Meike Talbach wrote:
> Hi Frank,
>
>> Good puzzle, Meike! Is the program you're disassembling "available"? I
>> can see what I *think* it does, but I can't imagine what it's "for"!
>
> I guess this is part of the Microsoft STL. Look here:

Mmmm, okay.

> ; Attributes: library function bp-based frame
> ; int __cdecl std___Traits_helper__move_s_std__char_traits_char__(void *Dst,
> rsize_t DstSize, void *Src, rsize_t MaxCount)

(I guess this is the end of the comment, and the beginning of the "proc"
declaration?) Looks like Helge nailed it correctly as C++ - that means
I'm "clueless++". :)

> char * __cdecl std::_Traits_helper::move_s<struct
> std::char_traits<char>>(char *, unsigned int, char const *, unsigned int)
> proc near
>
> var_1= byte ptr -1

Again, a local variable at -1. I would "expect" a single local variable
to be at -4, even if it's a single byte - nicer alignment. Doesn't make
much difference, I guess...

> Dst= dword ptr 8
> DstSize= dword ptr 0Ch
> Src= dword ptr 10h
> MaxCount= dword ptr 14h

These numbers are offsets "up the stack" from ebp. Perfectly "normal".

> push ebp
> mov ebp, esp

"Normal" prolog...

> push ecx

This does not appear to be for the purpose of preserving caller's ecx,
nor as a parameter to "unknown" ("unknown" uses ecx, but doesn't fetch
it off the stack). I think it's just a way of doing "sub esp, 4" to make
room for the local variable. I think...

> call unknown_libname_22 ; Microsoft VisualC 2-8/net runtime

We looked at this before. As near as I can see, it's the equivalent of:

mov eax, ecx
shr eax, 24

Well, not exactly - upper bits of eax are unchanged by "unknown", as are
flags... But we get whatever was the high byte of ecx into al.

> mov [ebp+var_1], al

Save it to our local variable

> mov al, [ebp+var_1]

And get it back. (not much use...)

> push eax

Now this appears to be a "hidden parameter" to the function we're about
to call. (I understand C++ has such things)

> mov ecx, [ebp+MaxCount]
> push ecx ; MaxCount
> mov edx, [ebp+Src]
> push edx ; Src
> mov eax, [ebp+DstSize]
> push eax ; DstSize
> mov ecx, [ebp+Dst]
> push ecx ; Dst

"re-push" the parameters we were called with, and call...

> call std::_Traits_helper::move_s<std::char_traits<char>>(char *, uint,
> char const *, uint, std::_Secure_char_traits_tag)

Okay, I guess the name of the "mystery parameter" is
"std::_Secure_char_traits_tag". I guess that would make the name of
"unknown_libname_22", "get_..."? No idea what it means.

> add esp, 14h

Remove 5 parameters from stack - the 4 we were passed (dest, size, src,
maxcount) plus that strange thing we got from "unknown". This doesn't
clean up the "push ecx" we did to make room for the local variable.
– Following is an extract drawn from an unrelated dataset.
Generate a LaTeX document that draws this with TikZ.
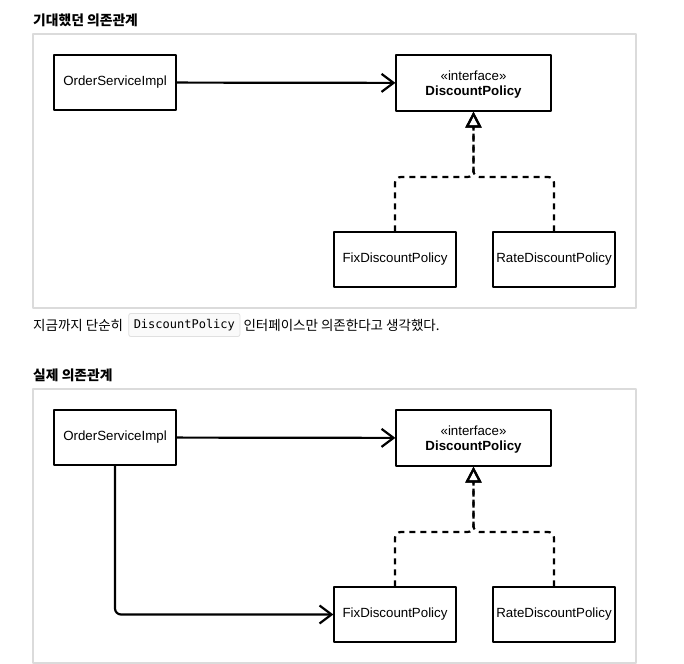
\documentclass[tikz,border=0pt]{standalone}
\usepackage{fontspec}
\setmainfont{Liberation Sans}
\newfontfamily\kr{Noto Sans CJK KR}
\newfontfamily\codefont{DejaVu Sans Mono}
\usetikzlibrary{arrows.meta,positioning}
\begin{document}
\begin{tikzpicture}[x=1pt, y=-1pt, line join=round,
	cls/.style={draw, line width=1.3pt, minimum width=122pt, minimum height=55pt, inner sep=0pt, font=\fontsize{13.3}{15.5}\selectfont},
	panel/.style={draw=black!14, line width=1.5pt},
	uses/.style={line width=2.2pt, -{Straight Barb[length=12pt, width=18pt, line width=2.2pt]}, rounded corners=6pt},
	impl/.style={line width=2.2pt, dash pattern=on 6pt off 5pt, -{Triangle[open, length=16pt, width=16pt, line width=2.2pt]}, rounded corners=6pt},
	title/.style={anchor=west, inner sep=0pt, font=\kr\bfseries\fontsize{13.8}{16}\selectfont}]
	\useasboundingbox (0,0) rectangle (684,663);
	\node[title] (t1) at (33,20) {기대했던 의존관계};
	\node[title] (t2) at (33,375) {실제 의존관계};
	% two panels, second shifted down by 355
	\foreach \p/\s in {a/0,b/355}{
		\draw[panel] (33,34+\s) rectangle (636,308+\s);
		\node[cls] (osi\p) at (115,82.5+\s) {OrderServiceImpl};
		\node[cls, minimum width=155pt, minimum height=56pt, align=center] (dp\p) at (473.5,83+\s) {};
		\node[align=center, inner sep=0pt, font=\fontsize{13.3}{15.5}\selectfont] (dpt\p) at (473.5,84.5+\s) {«interface»\\[0pt]\textbf{DiscountPolicy}};
		\node[cls] (fix\p) at (395,259.5+\s) {FixDiscountPolicy};
		\node[cls] (rate\p) at (554,259.5+\s) {RateDiscountPolicy};
		\coordinate (j\p) at (473.5,177+\s);
		\draw[uses] (osi\p) -- (dp\p);
		\draw[impl] (fix\p.north) |- (j\p) -- (dp\p.south);
		\draw[impl] (rate\p.north) |- (j\p) -- (dp\p.south);
	}
	\draw[uses] (osib.south) |- (fixb.west);
	% sentence between the panels
	\node[anchor=west, inner sep=0pt, font=\kr\fontsize{13.5}{16}\selectfont] (s1) at (33,325) {지금까지 단순히};
	\node[right=5pt of s1, draw=black!12, fill=black!2, rounded corners=2pt, line width=0.8pt, minimum height=23pt, inner xsep=5pt, font=\codefont\fontsize{12}{14}\selectfont] (code) {DiscountPolicy};
	\node[right=3pt of code, inner sep=0pt, font=\kr\fontsize{13.5}{16}\selectfont] (s2) {인터페이스만 의존한다고 생각했다.};
\end{tikzpicture}
\end{document}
That
is (as "usual") cleaned up by the "normal" epilog:

> mov esp, ebp
> pop ebp
> retn
> char * __cdecl std::_Traits_helper::move_s<struct
> std::char_traits<char>>(char *, unsigned int, char const *, unsigned int)
> endp

I don't know if this is any help to you, Meike. I don't know how "new"
you "be". If you're "brand new", this may not have been the easiest
place to start (but if it's what you're interested in, gotta look at it
eventually...). If you need a more detailed explanation of how "normal"
passing of parameters on the stack is done, just ask.

Best,
Frank

[Tim Roberts]

Helge Kruse <Helge.Kru...@MUNGED.microcosmotalk.com> wrote:
>
>You're right, of cause! I just read the plus sign in "[ebp+var_1]" and
>did not catched the negative value of var_1.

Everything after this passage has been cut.